Now imagine you're a farmer in one of the villages and you lost siblings or a husband fighting for change to this corrupt system. The insurgency ends and the party that you have literally been dying for wins a majority and gets into power, and they quickly act like all the rest. They used Marxist propaganda and then walked into Kathmandu like the pigs of Animal Farm, where some animals are more equal than others. Are you just disappointed? Are you mad? No you're beyond both. It's amazing to me that party members are only getting slapped on occasion by their constituents.

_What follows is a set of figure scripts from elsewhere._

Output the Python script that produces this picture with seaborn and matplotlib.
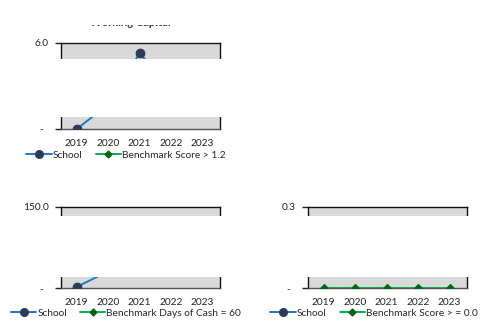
import matplotlib
matplotlib.use("Agg")
import matplotlib.pyplot as plt
from matplotlib.lines import Line2D
from matplotlib.patches import Rectangle
import seaborn as sns
import pandas as pd

years = ["2019", "2020", "2021", "2022", "2023"]
wc_school = [0.0, 1.7, 5.3, 2.7, 2.5]
wc_benchmark = [1.2, 1.2, 1.2, 1.2, 1.2]
cash_school = [2.0, 31.0, 60.0, 80.0, 70.0]
cash_benchmark = [60, 60, 60, 60, 60]
debt_school = [0.10, 0.12, 0.15, 0.14, 0.13]
debt_benchmark = [0.0, 0.0, 0.0, 0.0, 0.0]

SCHOOL_LINE = "#1F78C8"
SCHOOL_MARK = "#2E3B55"
BENCH_LINE = "#00B050"
BENCH_MARK = "#006414"
W, H = 498, 328

sns.set_style("white")
plt.rcParams["font.family"] = ["Lato", "DejaVu Sans"]
plt.rcParams["font.size"] = 7.3

fig = plt.figure(figsize=(W / 100, H / 100), dpi=100)


def px_axes(left, top, right, bottom):
    return fig.add_axes([left / W, 1 - bottom / H, (right - left) / W, (bottom - top) / H])


def draw_panel(ax, school, bench, ymax, top_label, bench_label, legend_xy):
    df = pd.DataFrame({"year": years, "school": school, "bench": bench})
    sns.lineplot(data=df, x="year", y="bench", ax=ax, color=BENCH_LINE, lw=1.4,
                 marker="D", markersize=3.8, markerfacecolor=BENCH_MARK,
                 markeredgecolor=BENCH_MARK, markeredgewidth=0.8, zorder=3)
    sns.lineplot(data=df, x="year", y="school", ax=ax, color=SCHOOL_LINE, lw=1.4,
                 marker="o", markersize=6.3, markerfacecolor=SCHOOL_MARK,
                 markeredgecolor=SCHOOL_MARK, zorder=4)
    ax.set_facecolor("#D9D9D9")
    ax.set_xlim(-0.5, 4.55)
    ax.set_ylim(0, ymax)
    ax.set_yticks([0, ymax])
    ax.set_yticklabels(["-  ", top_label])
    ax.set_xlabel("")
    ax.set_ylabel("")
    ax.tick_params(axis="x", length=0, pad=7, colors="#222222")
    ax.tick_params(axis="y", length=4, width=1, pad=5, colors="#222222",
                   direction="out", left=True)
    for sp in ax.spines.values():
        sp.set_visible(True)
        sp.set_color("#111111")
        sp.set_linewidth(1.0)
    ax.spines["bottom"].set_color("#555555")
    handles = [
        Line2D([], [], color=SCHOOL_LINE, lw=1.4, marker="o", markersize=5.5,
               markerfacecolor=SCHOOL_MARK, markeredgecolor=SCHOOL_MARK),
        Line2D([], [], color=BENCH_LINE, lw=1.4, marker="D", markersize=3.5,
               markerfacecolor=BENCH_MARK, markeredgecolor=BENCH_MARK),
    ]
    fig.legend(handles, ["School", bench_label], loc="center",
               bbox_to_anchor=(legend_xy[0] / W, 1 - legend_xy[1] / H),
               ncol=2, frameon=False, handlelength=2.5, handletextpad=0.1,
               columnspacing=1.3, fontsize=7.3)


ax1 = px_axes(61, 43, 220, 129)
draw_panel(ax1, wc_school, wc_benchmark, 6.0, "6.0", "Benchmark Score > 1.2", (126, 155))
fig.text(130 / W, 1 - 23 / H, "Working Capital", ha="center", va="center",
         fontsize=8, fontweight="bold", color="#333333")

ax2 = px_axes(61, 207, 220, 288)
draw_panel(ax2, cash_school, cash_benchmark, 150.0, "150.0",
           "Benchmark Days of Cash = 60", (126, 313))

ax3 = px_axes(308, 207, 467, 288)
draw_panel(ax3, debt_school, debt_benchmark, 0.3, "0.3",
           "Benchmark Score > = 0.0", (374, 313))

# white blocks that cover parts of the original picture
for top, bottom in [(0, 24.5), (59.5, 117.5), (215.5, 276.5)]:
    fig.add_artist(Rectangle((0, 1 - bottom / H), 1, (bottom - top) / H,
                             transform=fig.transFigure, facecolor="white",
                             edgecolor="none", zorder=20))

fig.savefig("out.png", dpi=100)
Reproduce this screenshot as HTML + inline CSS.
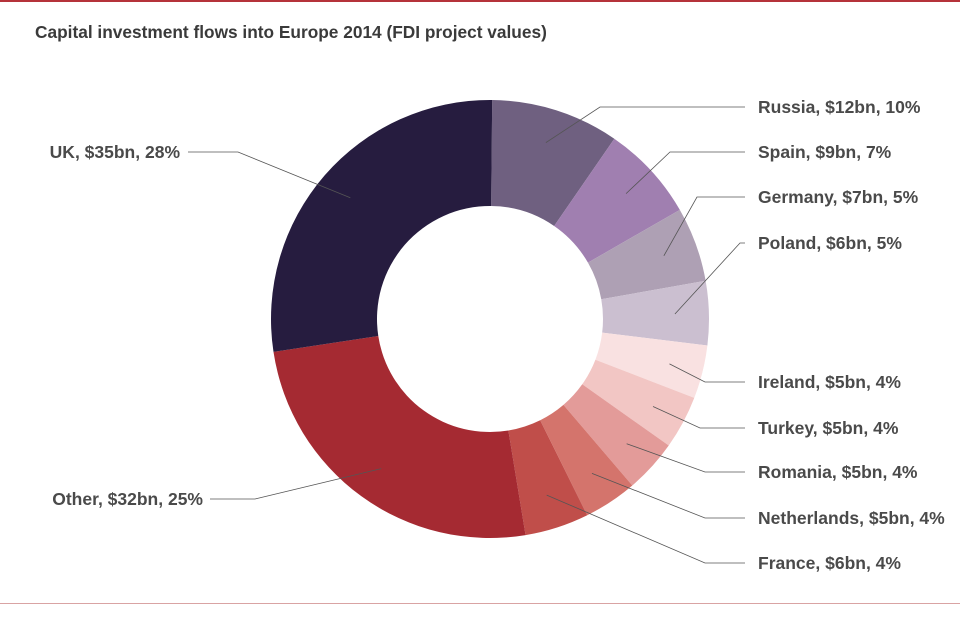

Nepal though should also act as a warning to those protesters now overthrowing tyrants across the middle east and north Africa. The revolution doesn't end when the figurehead comes down, especially if you allow the same machinery of government to remain in place, it will have new leaders but will fall into the same old habits, treat its citizens in the same old ways. Keep their feet to the fire, throw out all the bums, revamp the system and don't just copy some system from the West in hopes that it will work for you too (also note it's not working that well for us). Create something that takes into account your social structure, how people behave, and make sure to make rules that do not restrain your people, but restrain your government from further taking advantage of them. Democracy isn't freedom, it's just a single form of checks and balances on power. Freedom is not picking your ruler, but choosing not to be ruled and putting government to work as a tool for the citizenry and not overlords who abuse them.

1 comment:

  1. I hate to say it, but I wish there was a "like" button for when I really don't have anything else to say. Good post.